アイの役割

 


 この部分に続くところは草刈男にこの辺りのことを聞こうとする台詞である。その台詞に引き出されてシテの草刈男が同行のツレを従えて登場する。シテは〈次第〉〈サシ〉〈下歌〉〈上歌〉によって草刈男の辛さ、苦しさを訴える。これは後にわかることであるが成仏できない敦盛の地獄での苦しみの現世での現れである。
 そして、草刈男は蓮生に十念を授けてもらい、自分が敦盛であることをほのめかして中入りする。
 以上で前場が終わるのだが、後場が始まるまでの間ワキはアイとの問答を行う。

  アイの須磨の浦の者が出て常座に立ち、海辺へ行き心を慰めようと行って、角へ出てワキの姿を見つける。

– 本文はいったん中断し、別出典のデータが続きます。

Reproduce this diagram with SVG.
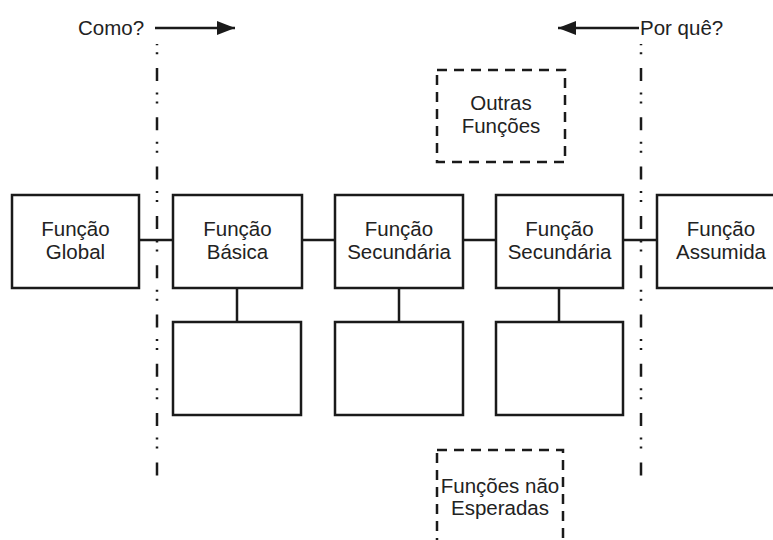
<svg xmlns="http://www.w3.org/2000/svg" width="773" height="540" viewBox="0 0 773 540">
  <style>
    .box { fill: #ffffff; stroke: #1a1a1a; stroke-width: 2.5; }
    .dbox { fill: none; stroke: #1a1a1a; stroke-width: 2.5; stroke-dasharray: 10 7; }
    .link { stroke: #1a1a1a; stroke-width: 2.5; fill: none; }
    .guide { stroke: #1a1a1a; stroke-width: 2.5; stroke-dasharray: 13 11.5 2 7 2 13.8; stroke-dashoffset: 25.3; }
    .arrow { stroke: #1a1a1a; stroke-width: 2.5; fill: none; }
    .lbl { font-family: "Liberation Sans", Arial, sans-serif; font-size: 20.5px; fill: #222222; text-anchor: middle; }
    .side { font-family: "Liberation Sans", Arial, sans-serif; font-size: 20.5px; fill: #222222; }
  </style>
  <defs>
    <marker id="head" viewBox="0 0 18 14" refX="18" refY="7" markerWidth="18" markerHeight="14" markerUnits="userSpaceOnUse" orient="auto">
      <path d="M0,0 L18,7 L0,14 Z" fill="#1a1a1a"/>
    </marker>
  </defs>

  <rect width="773" height="540" fill="#ffffff"/>

  <!-- direction hints -->
  <g id="how">
    <text class="side" x="78" y="35">Como?</text>
    <line class="arrow" x1="155" y1="28" x2="235" y2="28" marker-end="url(#head)"/>
  </g>
  <g id="why">
    <text class="side" x="640" y="35">Por quê?</text>
    <line class="arrow" x1="639" y1="28" x2="558" y2="28" marker-end="url(#head)"/>
  </g>

  <!-- scope boundaries -->
  <g id="boundaries">
    <line class="guide" x1="157" y1="44" x2="157" y2="476"/>
    <line class="guide" x1="641" y1="44" x2="641" y2="476"/>
  </g>

  <!-- connectors -->
  <g id="connectors">
    <line class="link" x1="139" y1="240" x2="173" y2="240"/>
    <line class="link" x1="302" y1="240" x2="335" y2="240"/>
    <line class="link" x1="463" y1="240" x2="496" y2="240"/>
    <line class="link" x1="623" y1="240" x2="657" y2="240"/>
    <line class="link" x1="237" y1="288" x2="237" y2="322"/>
    <line class="link" x1="399" y1="288" x2="399" y2="322"/>
    <line class="link" x1="559" y1="288" x2="559" y2="322"/>
  </g>

  <!-- main function chain -->
  <g id="funcao-global">
    <rect class="box" x="12" y="195" width="127" height="93"/>
    <text class="lbl" x="75.5" y="236">Função</text>
    <text class="lbl" x="75.5" y="259">Global</text>
  </g>
  <g id="funcao-basica">
    <rect class="box" x="173" y="195" width="129" height="93"/>
    <text class="lbl" x="237.5" y="236">Função</text>
    <text class="lbl" x="237.5" y="259">Básica</text>
  </g>
  <g id="funcao-secundaria-1">
    <rect class="box" x="335" y="195" width="128" height="93"/>
    <text class="lbl" x="399" y="236">Função</text>
    <text class="lbl" x="399" y="259">Secundária</text>
  </g>
  <g id="funcao-secundaria-2">
    <rect class="box" x="496" y="195" width="127" height="93"/>
    <text class="lbl" x="559.5" y="236">Função</text>
    <text class="lbl" x="559.5" y="259">Secundária</text>
  </g>
  <g id="funcao-assumida">
    <rect class="box" x="657" y="195" width="128" height="93"/>
    <text class="lbl" x="721" y="236">Função</text>
    <text class="lbl" x="721" y="259">Assumida</text>
  </g>

  <!-- empty sub-function boxes -->
  <g id="sub-basica">
    <rect class="box" x="173" y="322" width="128" height="93"/>
  </g>
  <g id="sub-secundaria-1">
    <rect class="box" x="335" y="322" width="128" height="93"/>
  </g>
  <g id="sub-secundaria-2">
    <rect class="box" x="496" y="322" width="127" height="93"/>
  </g>

  <!-- dashed side groups -->
  <g id="outras-funcoes">
    <rect class="dbox" x="437" y="70" width="128" height="92"/>
    <text class="lbl" x="501" y="110">Outras</text>
    <text class="lbl" x="501" y="133">Funções</text>
  </g>
  <g id="funcoes-nao-esperadas">
    <rect class="dbox" x="437" y="450" width="126" height="110"/>
    <text class="lbl" x="500" y="493">Funções não</text>
    <text class="lbl" x="500" y="515">Esperadas</text>
  </g>
</svg>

アイは中央に着座して、ワキの尋ねに応じ、敦盛の最期について語る。ワキは自分が熊谷次郎直実であることを明かす。アイは供養を勧めて狂言座に退く。

ここからわかることはアイが観客の代表となっていることだ。たまたまこの場に居合わせたこの物語に直接関係のない地元の人間であるアイは、同じようにたまたまこの物語を享受した我々観客と全く同じ位相なのである。観客と同じ位相であるアイはこの物語に関してよくわからないことが多い。だから、観客を代表してワキにいろいろと質問をするのである。休憩中に質問を受け付けているのだと考えれば分かりやすいかもしれない。能を演ずるわけではない狂言方のアイをここに起用しているのはこういった所以である。